→ What you are asked to do:
Skip all pictures, then copy the lines from the start of the data through the line with "if v < 0 else", keeping both ends.

→ Data extract:

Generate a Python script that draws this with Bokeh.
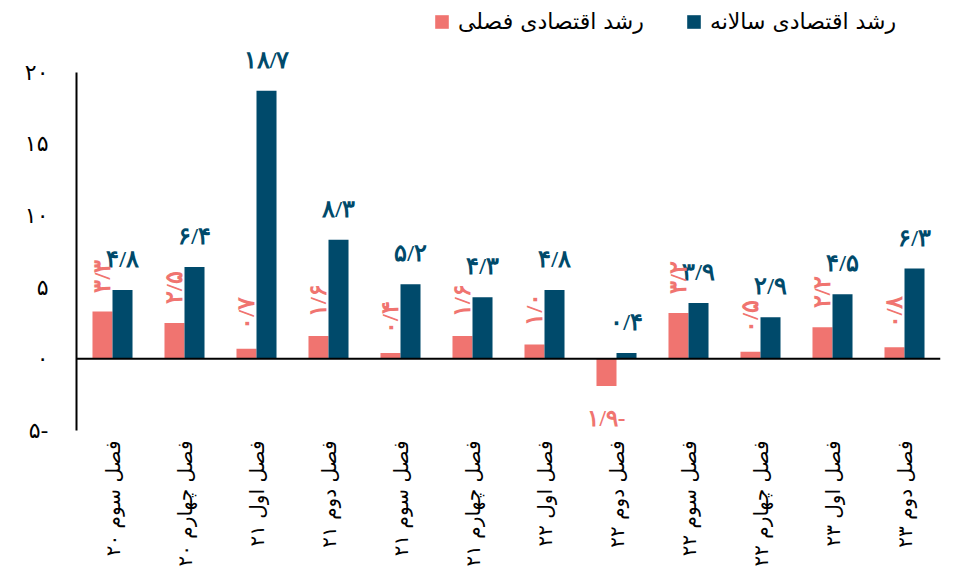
import math
from bokeh.plotting import figure
from bokeh.models import (ColumnDataSource, FactorRange, Range1d, FixedTicker, Span,
                          LabelSet, Legend, LegendItem)
from bokeh.transform import dodge
from bokeh.embed import file_html
from bokeh.resources import INLINE

categories = ["فصل سوم ۲۰", "فصل چهارم ۲۰", "فصل اول ۲۱", "فصل دوم ۲۱",
              "فصل سوم ۲۱", "فصل چهارم ۲۱", "فصل اول ۲۲", "فصل دوم ۲۲",
              "فصل سوم ۲۲", "فصل چهارم ۲۲", "فصل اول ۲۳", "فصل دوم ۲۳"]
quarterly = [3.3, 2.5, 0.7, 1.6, 0.4, 1.6, 1.0, -1.9, 3.2, 0.5, 2.2, 0.8]
annual = [4.8, 6.4, 18.7, 8.3, 5.2, 4.3, 4.8, 0.4, 3.9, 2.9, 4.5, 6.3]
y_ticks = [-5, 0, 5, 10, 15, 20]
y_tick_labels = ["۵-", "۰", "۵", "۱۰", "۱۵", "۲۰"]
series_names = ["رشد اقتصادی فصلی", "رشد اقتصادی سالانه"]

C_Q = "#F07470"
C_A = "#004A6B"
FONT = "DejaVu Sans"

TR = str.maketrans("0123456789.", "۰۱۲۳۴۵۶۷۸۹/")


def fa(v):
    s = f"{abs(v):.1f}".translate(TR)
    return s + ("-" if v < 0 else "")


src = ColumnDataSource(dict(cat=categories, q=quarterly, a=annual,
                            ql=[fa(v) for v in quarterly],
                            al=[fa(v) for v in annual]))
pos_idx = [i for i, v in enumerate(quarterly) if v >= 0]
neg_idx = [i for i, v in enumerate(quarterly) if v < 0]
src_qpos = ColumnDataSource(dict(cat=[categories[i] for i in pos_idx],
                                 q=[quarterly[i] for i in pos_idx],
                                 ql=[fa(quarterly[i]) for i in pos_idx]))
src_qneg = ColumnDataSource(dict(cat=[categories[i] for i in neg_idx],
                                 q=[quarterly[i] for i in neg_idx],
                                 ql=[fa(quarterly[i]) for i in neg_idx]))

p = figure(width=945, height=570, x_range=FactorRange(*categories),
           y_range=Range1d(-5, 25), output_backend="svg", toolbar_location=None,
           min_border_left=76, min_border_right=5, min_border_top=0,
           min_border_bottom=140)
p.outline_line_color = None
p.xgrid.visible = False
p.ygrid.visible = False

off = 0.139
w = 0.278
rq = p.vbar(x=dodge("cat", -off, range=p.x_range), top="q", width=w, source=src,
            fill_color=C_Q, line_color=None)
ra = p.vbar(x=dodge("cat", off, range=p.x_range), top="a", width=w, source=src,
            fill_color=C_A, line_color=None)

p.add_layout(Span(location=0, dimension="width", line_color="black", line_width=2))

# value labels
la = LabelSet(x=dodge("cat", off, range=p.x_range), y="a", text="al", source=src,
              text_align="center", text_baseline="bottom", y_offset=18,
              text_font=FONT, text_font_style="bold", text_font_size="24px",
              text_color=C_A)
lqp = LabelSet(x=dodge("cat", -off, range=p.x_range), y="q", text="ql", source=src_qpos,
               angle=math.pi / 2, text_align="left", text_baseline="middle", y_offset=19,
               text_font=FONT, text_font_style="bold", text_font_size="24px",
               text_color=C_Q)
lqn = LabelSet(x=dodge("cat", -off, range=p.x_range), y="q", text="ql", source=src_qneg,
               text_align="center", text_baseline="top", y_offset=-20,
               text_font=FONT, text_font_style="bold", text_font_size="23px",
               text_color=C_Q)
p.add_layout(la)
p.add_layout(lqp)
p.add_layout(lqn)

# axes
p.yaxis.ticker = FixedTicker(ticks=y_ticks)
p.yaxis.bounds = (-5, 20)
p.yaxis.major_label_overrides = {t: l for t, l in zip(y_ticks, y_tick_labels)}
p.yaxis.major_tick_line_color = None
p.yaxis.minor_tick_line_color = None
p.yaxis.axis_line_color = "black"
p.yaxis.axis_line_width = 2
p.yaxis.major_label_standoff = 22
p.yaxis.major_label_text_font = FONT
p.yaxis.major_label_text_font_size = "22px"
p.yaxis.major_label_text_color = "black"

p.xaxis.axis_line_color = None
p.xaxis.major_tick_line_color = None
p.xaxis.minor_tick_line_color = None
p.xaxis.major_label_orientation = math.pi / 2
p.xaxis.major_label_standoff = 4
p.xaxis.major_label_text_font = FONT
p.xaxis.major_label_text_font_size = "20px"
p.xaxis.major_label_text_color = "black"

legend = Legend(items=[LegendItem(label=series_names[0], renderers=[rq]),
                       LegendItem(label=series_names[1], renderers=[ra])],
                orientation="horizontal", location=(357, 396),
                glyph_width=17, glyph_height=17, label_standoff=8, spacing=41,
                padding=0, margin=0, border_line_color=None,
                background_fill_alpha=0,
                label_text_font=FONT, label_text_font_size="22px",
                label_text_color="black")
p.add_layout(legend, "center")

open("out.html", "w").write(file_html(p, INLINE))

→ Task result:
Generate a Python script that draws this with Bokeh.
import math
from bokeh.plotting import figure
from bokeh.models import (ColumnDataSource, FactorRange, Range1d, FixedTicker, Span,
                          LabelSet, Legend, LegendItem)
from bokeh.transform import dodge
from bokeh.embed import file_html
from bokeh.resources import INLINE

categories = ["فصل سوم ۲۰", "فصل چهارم ۲۰", "فصل اول ۲۱", "فصل دوم ۲۱",
              "فصل سوم ۲۱", "فصل چهارم ۲۱", "فصل اول ۲۲", "فصل دوم ۲۲",
              "فصل سوم ۲۲", "فصل چهارم ۲۲", "فصل اول ۲۳", "فصل دوم ۲۳"]
quarterly = [3.3, 2.5, 0.7, 1.6, 0.4, 1.6, 1.0, -1.9, 3.2, 0.5, 2.2, 0.8]
annual = [4.8, 6.4, 18.7, 8.3, 5.2, 4.3, 4.8, 0.4, 3.9, 2.9, 4.5, 6.3]
y_ticks = [-5, 0, 5, 10, 15, 20]
y_tick_labels = ["۵-", "۰", "۵", "۱۰", "۱۵", "۲۰"]
series_names = ["رشد اقتصادی فصلی", "رشد اقتصادی سالانه"]

C_Q = "#F07470"
C_A = "#004A6B"
FONT = "DejaVu Sans"

TR = str.maketrans("0123456789.", "۰۱۲۳۴۵۶۷۸۹/")


def fa(v):
    s = f"{abs(v):.1f}".translate(TR)
    return s + ("-" if v < 0 else "")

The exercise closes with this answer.